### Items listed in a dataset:
###

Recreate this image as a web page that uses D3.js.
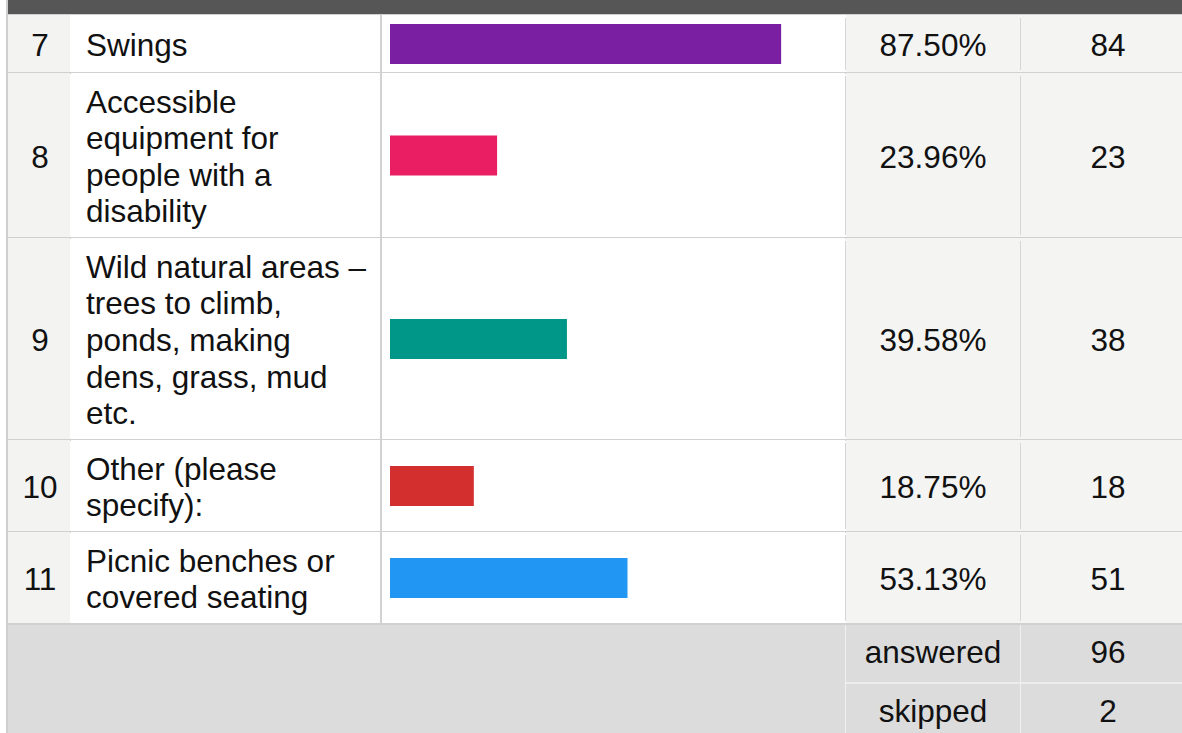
<!DOCTYPE html>
<html>
<head>
<meta charset="utf-8">
<script src="https://cdn.jsdelivr.net/npm/d3@7/dist/d3.min.js"></script>
<style>
  html,body{margin:0;padding:0;background:#fff;}
  svg{display:block;font-family:"Liberation Sans",Arial,sans-serif;}
  .cell-text{font-size:31.5px;fill:#111;}
</style>
</head>
<body>
<div id="chart"></div>
<script>
/* Survey answer table: rows 7-11 with a bar for each answer share. */
var rowNums=[7,8,9,10,11];
var labels=["Swings",
    "Accessible\nequipment for\npeople with a\ndisability",
    "Wild natural areas \u2013\ntrees to climb,\nponds, making\ndens, grass, mud\netc.",
    "Other (please\nspecify):",
    "Picnic benches or\ncovered seating"];
var percents=[87.50,23.96,39.58,18.75,53.13];
var counts=[84,23,38,18,51];
var barColors=["#7b1fa2","#e91e63","#009688","#d32f2f","#2196f3"];
var footLabels=["answered","skipped"];
var footValues=[96,2];

var W=1182,H=733;
var svg=d3.select("#chart").append("svg").attr("width",W).attr("height",H);

// column edges
var cNum=[8,70],cLab=[71,380],cBar=[382,845],cPct=[846,1020],cCnt=[1021,1196];
var lineH=36.6, tableTop=15;

var rows=rowNums.map(function(n,i){
    var lines=labels[i].split("\n");
    return {num:n,lines:lines,pct:percents[i],count:counts[i],color:barColors[i],
        h:Math.max(58,Math.floor(lines.length*36.5+19.5))};
});
var yPos=tableTop;
rows.forEach(function(r){r.y0=yPos;yPos+=r.h;r.y1=yPos;r.cy=(r.y0+r.y1)/2;});
var footTop=yPos;

var x=d3.scaleLinear().domain([0,100]).range([390,837]);

// header strip + left edge
svg.append("rect").attr("x",8).attr("y",0).attr("width",W-8).attr("height",14).attr("fill","#555655");
svg.append("rect").attr("x",6).attr("y",0).attr("width",2).attr("height",H).attr("fill","#cfcfcf");
svg.append("rect").attr("x",8).attr("y",14).attr("width",W-8).attr("height",1).attr("fill","#d0d0d0");

var g=svg.append("g");
var row=g.selectAll("g.row").data(rows).enter().append("g").attr("class","row");

// cell backgrounds
row.append("rect").attr("x",cNum[0]).attr("y",function(d){return d.y0;}).attr("width",cNum[1]-cNum[0])
    .attr("height",function(d){return d.h;}).attr("fill","#f3f3f2");
row.append("rect").attr("x",cLab[0]).attr("y",function(d){return d.y0;}).attr("width",cBar[1]-cLab[0])
    .attr("height",function(d){return d.h;}).attr("fill","#fff");
row.append("rect").attr("x",cPct[0]).attr("y",function(d){return d.y0;}).attr("width",cCnt[1]-cPct[0])
    .attr("height",function(d){return d.h;}).attr("fill","#f4f4f3");

// dividers
row.append("rect").attr("x",cLab[1]).attr("y",function(d){return d.y0;}).attr("width",2)
    .attr("height",function(d){return d.h;}).attr("fill","#d2d2d2");
row.append("rect").attr("x",cBar[1]).attr("y",function(d){return d.y0+3;}).attr("width",1)
    .attr("height",function(d){return d.h-6;}).attr("fill","#d6d6d6");
row.append("rect").attr("x",cPct[1]).attr("y",function(d){return d.y0+3;}).attr("width",1)
    .attr("height",function(d){return d.h-6;}).attr("fill","#d6d6d6");
row.append("rect").attr("x",8).attr("y",function(d){return d.y1-1;}).attr("width",W-8).attr("height",2)
    .attr("fill","#d0d0d0");

// bars
row.append("rect").attr("x",x(0)).attr("y",function(d){return d.cy-20;})
    .attr("width",function(d){return x(d.pct)-x(0);}).attr("height",40)
    .attr("fill",function(d){return d.color;});

// texts
row.append("text").attr("class","cell-text").attr("text-anchor","middle")
    .attr("x",(cNum[0]+cNum[1])/2+1).attr("y",function(d){return d.cy+12;}).text(function(d){return d.num;});
row.append("text").attr("class","cell-text")
    .each(function(d){
        var t=d3.select(this), first=d.cy+12-(d.lines.length-1)*lineH/2;
        d.lines.forEach(function(l,i){
            t.append("tspan").attr("x",86).attr("y",first+i*lineH).text(l);
        });
    });
row.append("text").attr("class","cell-text").attr("text-anchor","middle")
    .attr("x",933).attr("y",function(d){return d.cy+12;}).text(function(d){return d.pct.toFixed(2)+"%";});
row.append("text").attr("class","cell-text").attr("text-anchor","middle")
    .attr("x",1108).attr("y",function(d){return d.cy+12;}).text(function(d){return d.count;});

// footer
svg.append("rect").attr("x",8).attr("y",footTop+1).attr("width",W-8).attr("height",H-footTop).attr("fill","#dcdcdc");
var fh=59;
var foot=svg.append("g").selectAll("g").data(footLabels).enter().append("g");
foot.append("rect").attr("x",cBar[1]).attr("y",function(d,i){return footTop+1+i*fh;}).attr("width",1)
    .attr("height",fh).attr("fill","#f2f2f2");
foot.append("rect").attr("x",cPct[1]).attr("y",function(d,i){return footTop+1+i*fh;}).attr("width",1)
    .attr("height",fh).attr("fill","#f0f0f0");
foot.filter(function(d,i){return i>0;}).append("rect").attr("x",cPct[0]).attr("y",footTop+fh-1)
    .attr("width",W-cPct[0]).attr("height",2).attr("fill","#ececec");
foot.append("text").attr("class","cell-text").attr("text-anchor","middle")
    .attr("x",933).attr("y",function(d,i){return footTop+i*fh+fh/2+9;}).text(function(d){return d;});
foot.append("text").attr("class","cell-text").attr("text-anchor","middle")
    .attr("x",1108).attr("y",function(d,i){return footTop+i*fh+fh/2+9;}).text(function(d,i){return footValues[i];});
</script>
</body>
</html>
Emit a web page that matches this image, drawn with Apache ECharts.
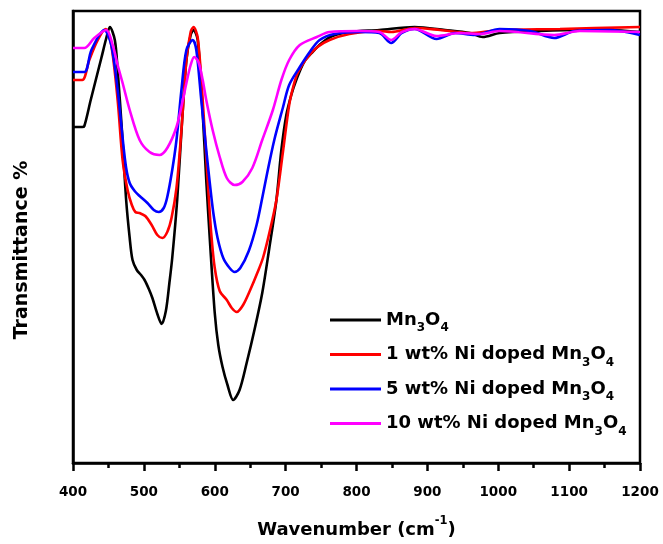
<!DOCTYPE html>
<html>
<head>
<meta charset="utf-8">
<script src="https://cdn.jsdelivr.net/npm/echarts@6/dist/echarts.min.js"></script>
<style>html,body{margin:0;padding:0;background:#fff}#c{width:663px;height:544px}</style>
</head>
<body>
<div id="c"></div>
<script>
// Wavenumber (cm^-1) vs transmittance (arbitrary units, axis unlabeled)
const seriesNames = ['Mn3O4', '1 wt% Ni doped Mn3O4', '5 wt% Ni doped Mn3O4', '10 wt% Ni doped Mn3O4'];
const xTicks = [400, 500, 600, 700, 800, 900, 1000, 1100, 1200];

const mn3o4 = [[400,336],[413,336],[416,337],[425,363],[440,405],[447,425],[452,436],[459,423],[463,393],[469,333],[475,263],[480,225],[484,203],[490,193],[496,188],[501,183],[507,174],[512,165],[519,149],[525,139],[531,152],[536,180],[540,205],[547,263],[554,343],[560,403],[566,428],[570,433],[576,423],[583,350],[588,283],[594,213],[600,150],[605,118],[611,96],[618,78],[626,63],[635,73],[645,100],[656,133],[667,170],[677,215],[687,263],[694,313],[701,348],[708,368],[715,383],[726,401],[738,411],[751,420],[766,427],[790,431],[832,433],[882,436],[925,433],[960,430],[978,426],[1002,430],[1059,432],[1115,433],[1157,433],[1200,431]];

const ni1 = [[400,383],[413,383],[423,403],[435,423],[446,434],[454,418],[463,363],[470,303],[477,273],[483,258],[488,251],[494,250],[502,247],[511,238],[519,228],[526,225],[533,231],[539,245],[546,275],[553,333],[560,403],[566,431],[570,436],[576,425],[583,363],[590,283],[595,230],[600,195],[607,172],[617,163],[624,155],[631,151],[640,158],[650,173],[660,190],[668,205],[677,230],[687,263],[696,310],[705,358],[711,377],[717,390],[729,404],[745,416],[762,423],[790,429],[832,432],[849,431],[882,435],[918,433],[960,430],[1002,433],[1087,434],[1200,436]];

const ni5 = [[400,391],[416,391],[426,413],[444,433],[454,418],[463,373],[470,325],[475,295],[480,280],[487,272],[494,267],[505,260],[514,253],[521,251],[528,255],[533,266],[540,293],[546,323],[553,373],[560,413],[569,423],[574,413],[581,363],[588,313],[593,280],[598,250],[604,225],[612,205],[621,195],[628,191],[636,195],[648,212],[659,238],[667,265],[674,290],[684,323],[696,355],[705,378],[720,396],[734,411],[748,423],[769,429],[804,431],[832,430],[849,420],[864,430],[882,434],[913,424],[939,430],[967,428],[1002,434],[1045,432],[1079,425],[1108,432],[1157,433],[1200,428]];

const ni10 = [[400,415],[416,415],[430,425],[447,433],[456,418],[463,398],[470,380],[480,353],[494,323],[508,311],[522,308],[533,315],[546,336],[555,363],[560,380],[566,398],[571,406],[577,401],[583,383],[588,363],[597,333],[607,306],[617,285],[628,278],[639,281],[653,295],[667,323],[682,353],[694,383],[705,403],[720,418],[744,426],[762,431],[804,432],[832,431],[849,423],[864,431],[882,434],[913,427],[946,430],[974,429],[1002,432],[1079,428],[1115,432],[1200,431]];

const colors = ['#000000', '#ff0000', '#0000ff', '#ff00ff'];
const dataSets = [mn3o4, ni1, ni5, ni10];

const FONT = 'DejaVu Sans, sans-serif';

function legendFmt(name) {
  const idx = name.indexOf('Mn3O4');
  const pre = name.substring(0, idx);
  return (pre ? '{a|' + pre + '}' : '') + '{a|Mn}{s|3}{a|O}{s|4}';
}

const chart = echarts.init(document.getElementById('c'));
chart.setOption({
  animation: false,
  backgroundColor: '#fff',
  grid: { left: 73, right: 23, top: 11, bottom: 81, show: true, borderColor: '#000', borderWidth: 2.5 },
  xAxis: {
    type: 'value', min: 400, max: 1200, interval: 100,
    axisLine: { show: true, onZero: false, lineStyle: { color: '#000', width: 2.5 } },
    axisTick: { show: true, inside: false, length: 8, lineStyle: { color: '#000', width: 2.5 } },
    minorTick: { show: true, splitNumber: 2, length: 5, lineStyle: { color: '#000', width: 2.5 } },
    splitLine: { show: false },
    axisLabel: { margin: 22, color: '#000', fontSize: 13.5, fontWeight: 'bold', fontFamily: FONT,
      formatter: v => xTicks.includes(v) ? String(v) : '' },
    name: '{n|Wavenumber (cm}{p|-1}{n|)}',
    nameLocation: 'middle', nameGap: 52,
    nameTextStyle: { rich: {
      n: { fontSize: 18, fontWeight: 'bold', fontFamily: FONT, color: '#000', lineHeight: 24, verticalAlign: 'bottom' },
      p: { fontSize: 11.5, fontWeight: 'bold', fontFamily: FONT, color: '#000', lineHeight: 24, verticalAlign: 'top' }
    } }
  },
  yAxis: {
    type: 'value', min: 0, max: 452,
    axisLine: { show: true, lineStyle: { color: '#000', width: 2.5 } },
    axisTick: { show: false }, axisLabel: { show: false }, splitLine: { show: false },
    name: 'Transmittance %', nameLocation: 'middle', nameGap: 41, nameRotate: 90,
    nameTextStyle: { fontSize: 19, fontWeight: 'bold', fontFamily: FONT, color: '#000', padding: [0, 26, 0, 0] }
  },
  legend: {
    orient: 'vertical', left: 330, top: 311, padding: 0, itemWidth: 51, itemHeight: 3, itemGap: 11.5,
    icon: 'rect', data: seriesNames,
    formatter: legendFmt,
    textStyle: { padding: [0, 0, 0, 0], rich: {
      a: { fontSize: 18, fontWeight: 'bold', fontFamily: FONT, color: '#000', lineHeight: 28, verticalAlign: 'middle' },
      s: { fontSize: 12, fontWeight: 'bold', fontFamily: FONT, color: '#000', lineHeight: 12, verticalAlign: 'bottom' }
    } }
  },
  series: seriesNames.map((n, i) => ({
    name: n, type: 'line', data: dataSets[i], smooth: 0.3, showSymbol: false, symbol: 'none',
    color: colors[i], lineStyle: { color: colors[i], width: 2.6 }, z: 2 + i
  }))
});
</script>
</body>
</html>
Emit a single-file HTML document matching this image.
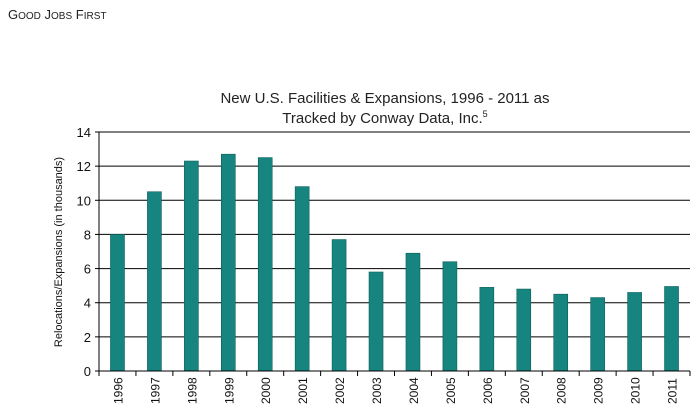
<!DOCTYPE html>
<html><head><meta charset="utf-8"><style>
body{margin:0;background:#fff;}
svg{display:block;font-family:"Liberation Sans",sans-serif;}
</style></head><body>
<svg id="c" width="700" height="420">
<text x="8" y="19" font-size="13" fill="#222">G<tspan font-size="10">OOD</tspan> J<tspan font-size="10">OBS</tspan> F<tspan font-size="10">IRST</tspan></text>
<text x="385" y="103" font-size="15" text-anchor="middle" fill="#222">New U.S. Facilities &amp; Expansions, 1996 - 2011 as</text>
<text x="385" y="123" font-size="15" text-anchor="middle" fill="#222">Tracked by Conway Data, Inc.<tspan font-size="9" dy="-6">5</tspan></text>
<text transform="translate(62,252) rotate(-90)" font-size="11" text-anchor="middle" fill="#111">Relocations/Expansions (in thousands)</text>
<g id="g"></g>
</svg>
<script>
const categories=["1996","1997","1998","1999","2000","2001","2002","2003","2004","2005","2006","2007","2008","2009","2010","2011"];
const values=[8.0,10.5,12.3,12.7,12.5,10.8,7.7,5.8,6.9,6.4,4.9,4.8,4.5,4.3,4.6,4.95];
const yTicks=[0,2,4,6,8,10,12,14];
const X0=99,X1=690,Y0=371,Y1=132,YMAX=14;
const bw=(X1-X0)/categories.length;
const y=v=>Y0-(v/YMAX)*(Y0-Y1);
const xc=i=>X0+bw*(i+0.5);
const g=document.getElementById('g');
const NS='http://www.w3.org/2000/svg';
function mk(t,a){const e=document.createElementNS(NS,t);for(const k in a)e.setAttribute(k,a[k]);g.appendChild(e);return e;}
yTicks.forEach(v=>{
 if(v>0){const l=mk('line',{x1:X0,x2:X1,y1:y(v),y2:y(v),stroke:'#000','stroke-width':1});
 
 }
 const tk=mk('line',{x1:X0-4,x2:X0,y1:y(v),y2:y(v),stroke:'#000'});
 
 
 const t=mk('text',{x:X0-8,y:y(v)+5,'font-size':13,'text-anchor':'end',fill:'#111'});t.textContent=v;
 
 
});
values.forEach((v,i)=>{
 const r=mk('rect',{x:xc(i)-7,y:y(v),width:14,height:Y0-y(v),fill:'#168580',stroke:'#0d5e5a','stroke-width':0.6});
 
 
 const t=mk('text',{transform:`translate(${xc(i)+5},${404}) rotate(-90)`,'font-size':12,fill:'#111'});t.textContent=categories[i];
 
 
});
for(let i=0;i<=categories.length;i++){
 const tk=mk('line',{x1:X0+bw*i,x2:X0+bw*i,y1:Y0,y2:Y0+5,stroke:'#000'});
 
 
}
const ya=mk('line',{x1:X0,x2:X0,y1:Y1,y2:Y0,stroke:'#000'});


const xa=mk('line',{x1:X0,x2:X1,y1:Y0,y2:Y0,stroke:'#000'});


</script>
</body></html>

###

### WHAT NEEDS TO BE DONE:
Out of the records, collect only those lines that contain the string "this".

### RESPONSE TO THE EXERCISE:
Recreate this image as a web page that uses D3.js.
        var t=d3.select(this), first=d.cy+12-(d.lines.length-1)*lineH/2;
Emit a web page that matches this image, drawn with Apache ECharts.
Emit a single-file HTML document matching this image.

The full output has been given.